Martin Van Buren, President Andrew Jackson’s hand-picked heir, would carry out many of Jackson’s policies, such as the removal of the Native Americans westward, as he was elected in the election of 1836. President Jackson also fundamentally changed the nature of the presidency.

After two terms, President Jackson had “extended the circle of presidential advisors, expanded the patronage to be dispensed, and broadened use of the veto power.” Daniel Walker Howe, What Hath God Wrought: Transformation of America, 1815-1848, 483. However, with all of the power that President Jackson had created for himself, so much of the power was not institutional but rather exclusively for President Jackson. Id. While Van Buren would come to the White House as an heir apparent to President Jackson, he would not have the same charisma and personality that made Jackson successful. See id.

As president, Van Buren sought to dedicate himself to the vision of the Founding Fathers. See id. at 483-84. His presidency would “put the final nail in the coffin of Monroe’s Era of Good Feelings, which John Quincy Adams had tried to perpetuate, and buried the Founders’ aspiration to nonpartisanship.” Id. at 484. Instead, Van Buren would embrace partisanship, viewing it “as a legitimate feature of government instead of considering them (as all conventional political philosophers then did) a dangerous perversion.” Id. In fact, in his autobiography, he wrote: “It has always therefore struck me as more honorable and manly, and more in harmony with the character of our People and of our Institutions, to deal with the subject of Political Parties in a sincerer and wiser spirit—to recognize their necessity, [and] to give them the credit they deserve.” Id. quoting Martin Van Buren, Autobiography, ed. John Fitzpatrick (Washington, 1920), 199.

President Van Buren hoped to put the economic conflicts behind him, to avoid the controversies of President Jackson’s two terms. Daniel Walker Howe, What Hath God Wrought: Transformation of America, 1815-1848, 488. This would not happen, perhaps just another manifestation of how it was Jackson’s third term.

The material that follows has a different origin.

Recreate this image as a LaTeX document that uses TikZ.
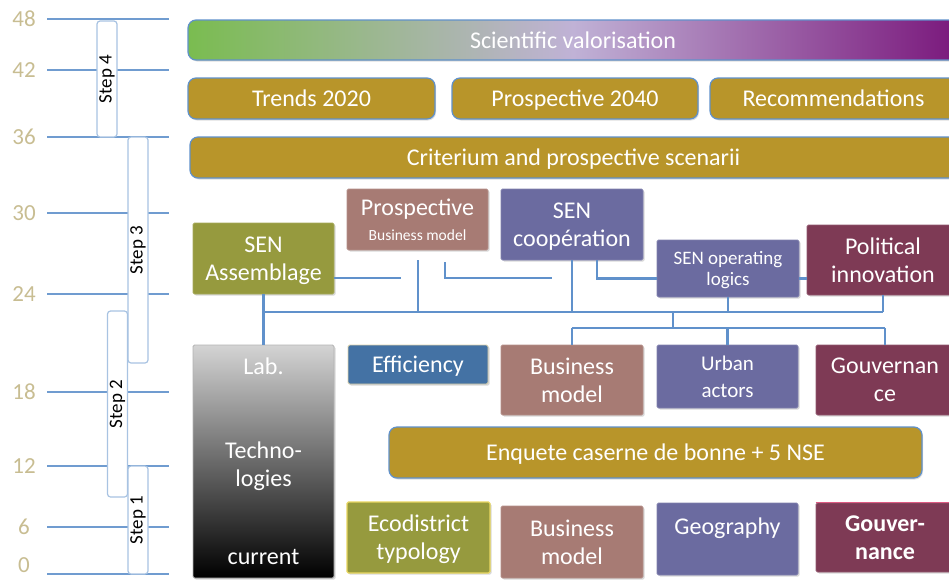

John Quincy Adams had the following to say about a third term for the Jacksonian Democrats:

“The American Union as a moral Person in the family of Nations, is to live from hand to mouth, to cast away, instead of using for the improvement of its own condition, the bounties of Providence, and to raise to the summit of Power a succession of Presidents the consummation of whose glory will be to growl and snarl with impotent fury against a money broker’s shop, to rivet into perpetuity the clanking chain of the Slave, and to waste in boundless bribery to the west the invaluable inheritance of the Public lands.” Id. quoting John Quincy Adams to Charles Upham, Feb. 2, 1837, “Ten Unpublished Letters of John Quincy Adams,” Huntington Library Quarterly 4 (1941): 383.

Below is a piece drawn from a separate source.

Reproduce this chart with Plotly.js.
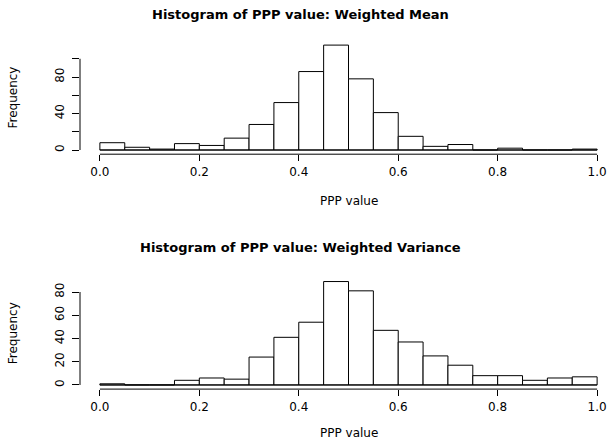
<!DOCTYPE html>
<html>
<head>
<meta charset="utf-8">
<script src="https://cdn.plot.ly/plotly-3.0.1.min.js"></script>
<style>
html,body{margin:0;padding:0;overflow:hidden;background:#fff;}
#chart{width:630px;height:441px;}
</style>
</head>
<body>
<div id="chart"></div>
<script>
// ---- data ----
var binMids = [0.025,0.075,0.125,0.175,0.225,0.275,0.325,0.375,0.425,0.475,
               0.525,0.575,0.625,0.675,0.725,0.775,0.825,0.875,0.925,0.975];
var binWidth = 0.05;
var meanCounts = [8,3,1,7,5,13,28,52,86,115,78,41,15,4,6,0,2,0,0,1];
var varCounts  = [1,0,0,4,6,5,24,41,54,89,81,47,37,25,17,8,8,4,6,7];
var xTickVals = [0,0.2,0.4,0.6,0.8,1.0];
var xTickText = ['0.0','0.2','0.4','0.6','0.8','1.0'];
var yTickVals1 = [0,20,40,60,80,100];
var yTickText1 = ['0','','40','','80',''];
var yTickVals2 = [0,20,40,60,80];
var yTickText2 = ['0','20','40','60','80'];
var title1 = 'Histogram of PPP value: Weighted Mean';
var title2 = 'Histogram of PPP value: Weighted Variance';
var xLabel = 'PPP value';
var yLabel = 'Frequency';

var FONT = 'DejaVu Sans, Liberation Sans, Arial, sans-serif';
var W = 630, H = 441;
function py(p){ return 1 - p/H; }
function pxx(p){ return (p - 80)/537; }

function bars(counts, xa, ya){
  return {
    type:'bar', x:binMids, y:counts, width:binWidth,
    xaxis:xa, yaxis:ya,
    marker:{color:'#ffffff', line:{color:'#000000', width:1}},
    hoverinfo:'skip', showlegend:false
  };
}

var maxM = Math.max.apply(null, meanCounts);
var maxV = Math.max.apply(null, varCounts);
function padRange(lo, hi){ var d=(hi-lo)*0.04; return [lo-d, hi+d]; }

function xax(anchor){
  return {
    anchor:anchor, domain:[0,1], range:padRange(0,1), showgrid:false, zeroline:false,
    showline:false, ticks:'outside', ticklen:6, tickwidth:1, tickcolor:'#000',
    tickvals:xTickVals, ticktext:xTickText,
    tickfont:{family:FONT, size:12, color:'#000'}
  };
}
function yax(anchor, dom, maxc, tv, tt){
  return {
    anchor:anchor, domain:dom, range:padRange(0,maxc), showgrid:false, zeroline:false,
    showline:false, ticks:'outside', ticklen:7, tickwidth:1, tickcolor:'#000',
    tickvals:tv, ticktext:tt, tickangle:-90, ticklabelstandoff:3,
    tickfont:{family:FONT, size:12, color:'#000'}
  };
}

var dom1 = [py(154.2), py(40.9)];
var dom2 = [py(389.1), py(277.4)];

var lastEdge = binMids[binMids.length-1] + binWidth/2;
var firstEdge = binMids[0] - binWidth/2;

var shapes = [
  {type:'line', xref:'x', yref:'paper', x0:xTickVals[0], x1:xTickVals[xTickVals.length-1], y0:dom1[0], y1:dom1[0], line:{color:'#000', width:1}},
  {type:'line', xref:'x2', yref:'paper', x0:xTickVals[0], x1:xTickVals[xTickVals.length-1], y0:dom2[0], y1:dom2[0], line:{color:'#000', width:1}},
  {type:'line', xref:'paper', yref:'y', x0:0, x1:0, y0:yTickVals1[0], y1:yTickVals1[yTickVals1.length-1], line:{color:'#000', width:1}},
  {type:'line', xref:'paper', yref:'y2', x0:0, x1:0, y0:yTickVals2[0], y1:yTickVals2[yTickVals2.length-1], line:{color:'#000', width:1}},
  {type:'line', xref:'x', yref:'y', x0:firstEdge, x1:lastEdge, y0:0, y1:0, line:{color:'#000', width:1}},
  {type:'line', xref:'x2', yref:'y2', x0:firstEdge, x1:lastEdge, y0:0, y1:0, line:{color:'#000', width:1}}
];

var annotations = [
  {text:'<b>'+title1+'</b>', xref:'paper', yref:'paper', x:pxx(300), y:py(14), xanchor:'center', yanchor:'middle', showarrow:false, font:{family:FONT, size:13, color:'#000'}},
  {text:'<b>'+title2+'</b>', xref:'paper', yref:'paper', x:pxx(300), y:py(247), xanchor:'center', yanchor:'middle', showarrow:false, font:{family:FONT, size:13, color:'#000'}},
  {text:xLabel, xref:'paper', yref:'paper', x:pxx(349), y:py(201), xanchor:'center', yanchor:'middle', showarrow:false, font:{family:FONT, size:12, color:'#000'}},
  {text:xLabel, xref:'paper', yref:'paper', x:pxx(349), y:py(433), xanchor:'center', yanchor:'middle', showarrow:false, font:{family:FONT, size:12, color:'#000'}},
  {text:yLabel, xref:'paper', yref:'paper', x:pxx(13), y:(dom1[0]+dom1[1])/2, xanchor:'center', yanchor:'middle', textangle:-90, showarrow:false, font:{family:FONT, size:12, color:'#000'}},
  {text:yLabel, xref:'paper', yref:'paper', x:pxx(13), y:(dom2[0]+dom2[1])/2, xanchor:'center', yanchor:'middle', textangle:-90, showarrow:false, font:{family:FONT, size:12, color:'#000'}}
];

var layout = {
  width:W, height:H,
  margin:{l:80, r:13, t:0, b:0, pad:0},
  paper_bgcolor:'#fff', plot_bgcolor:'#fff',
  bargap:0, showlegend:false,
  xaxis:xax('y'), yaxis:yax('x', dom1, maxM, yTickVals1, yTickText1),
  xaxis2:xax('y2'), yaxis2:yax('x2', dom2, maxV, yTickVals2, yTickText2),
  shapes:shapes, annotations:annotations
};

Plotly.newPlot('chart', [bars(meanCounts,'x','y'), bars(varCounts,'x2','y2')], layout, {staticPlot:true, displayModeBar:false});
</script>
</body>
</html>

At the dawn of Van Buren’s presidency in 1836, Americans expected a continuation of Jackson’s policies. They must have expected the strong, assertive style of Jackson only to be somewhat surprised by Van Buren. Jackson had dominated politics since the early 1820s, when the Democratic Party was founded. While Van Buren was one of the most loyal disciples to Jackson’s ideology, he would not bring the effectiveness that a real third term of Jackson’s presidency would bring. While Adams was right to be concerned about Jackson’s ideology, perhaps it would not be quite as disastrous as he predicted.